Acorna's Quest
- Original cover of Acorna's Quest
- Author: Anne McCaffrey and Margaret Ball
- Cover artist: John Ellis
- Language: English
- Series: Acorna Universe
- Genre: Science fiction
- Publisher: Eos
- Publication date: 1998
- Publication place: United States
- Media type: Print (hardback & paperback)
- Pages: 416
- ISBN: 0-06-105790-8
- OCLC: 41474006
- Preceded by: Acorna: The Unicorn Girl
- Followed by: Acorna's People

= Acorna's Quest =

1998 novel by Anne McCaffrey

Acorna's Quest (1998) is a science fantasy novel by American writers Anne McCaffrey and Margaret Ball. It is the sequel to Acorna: The Unicorn Girl and is the second book in the Acorna Universe series. McCaffrey and Elizabeth Ann Scarborough continued the series beginning with Acorna's People (1999).

== Plot synopsis ==
Found as an infant drifting in space, Acorna, the Unicorn Girl, has become a young woman.
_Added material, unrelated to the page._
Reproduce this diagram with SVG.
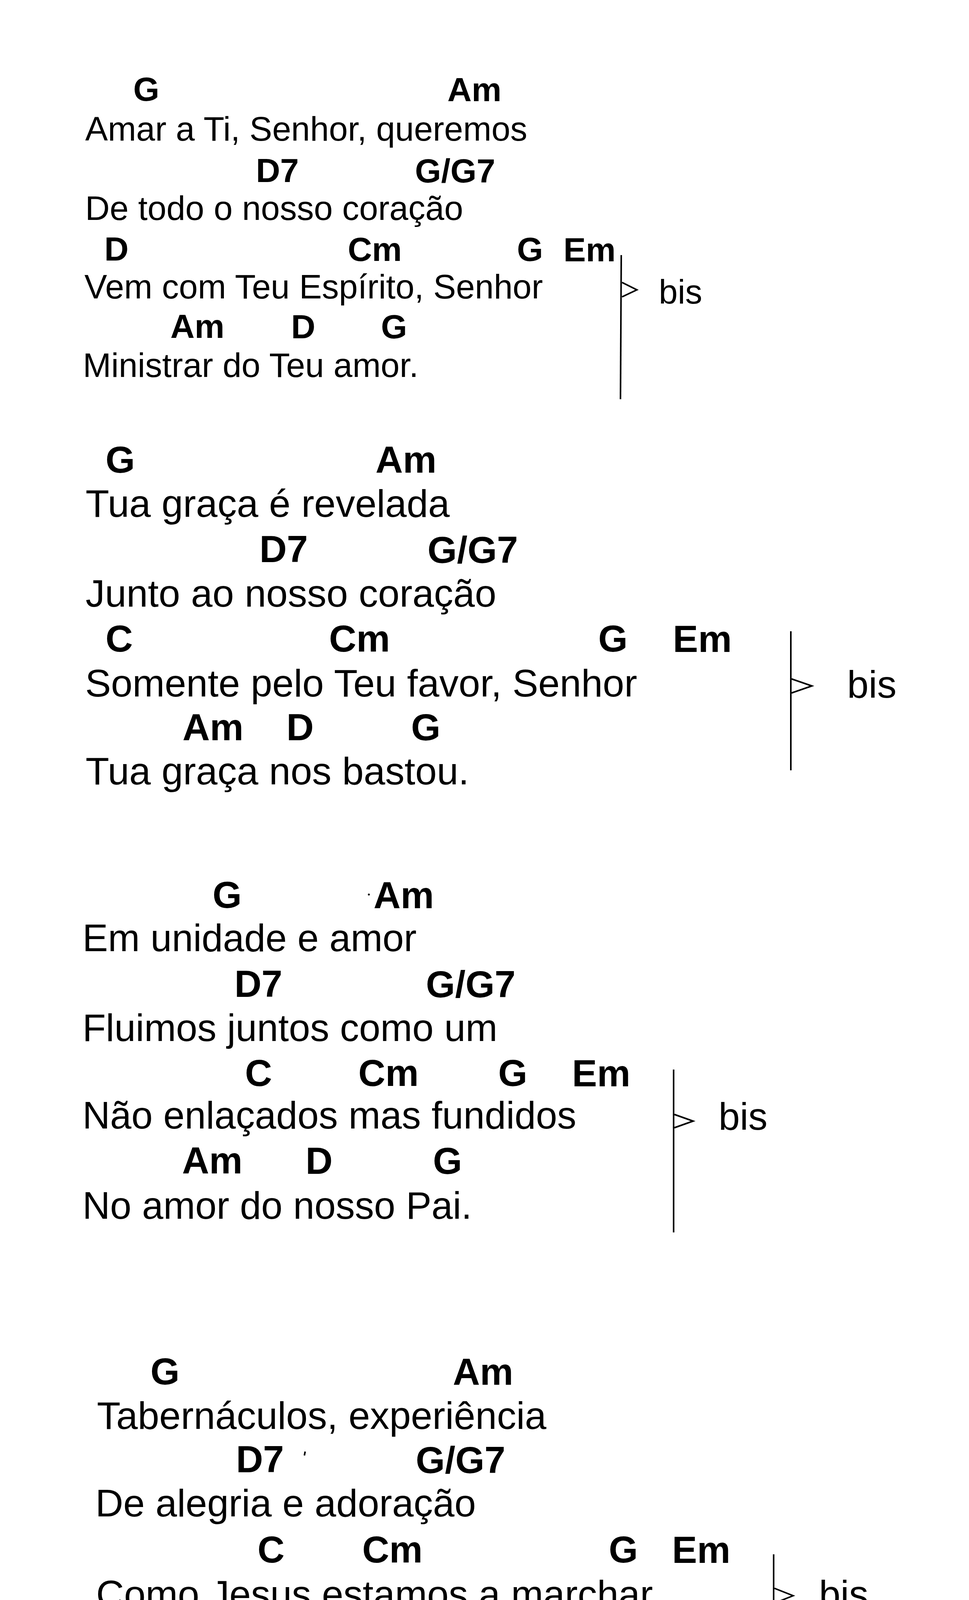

She still has her tiny, translucent horn and her "funny" feet and hands. She still has her miraculous ability to make plants grow and heal human sickness, but Acorna has strange dreams of a gentle folk who mind-speak by touching horns. With her "Uncle" Calum, one of the three grizzled asteroid prospectors who rescued, protected, and raised her, she sets off to find her people. As soon as she leaves, a mysterious craft appears, piloted by the Linyaari, a gentle race with telepathic powers. The Linyaari are roaming the galaxy, spreading the alarm about the deadly Khleev and searching for the beloved little girl they lost long ago.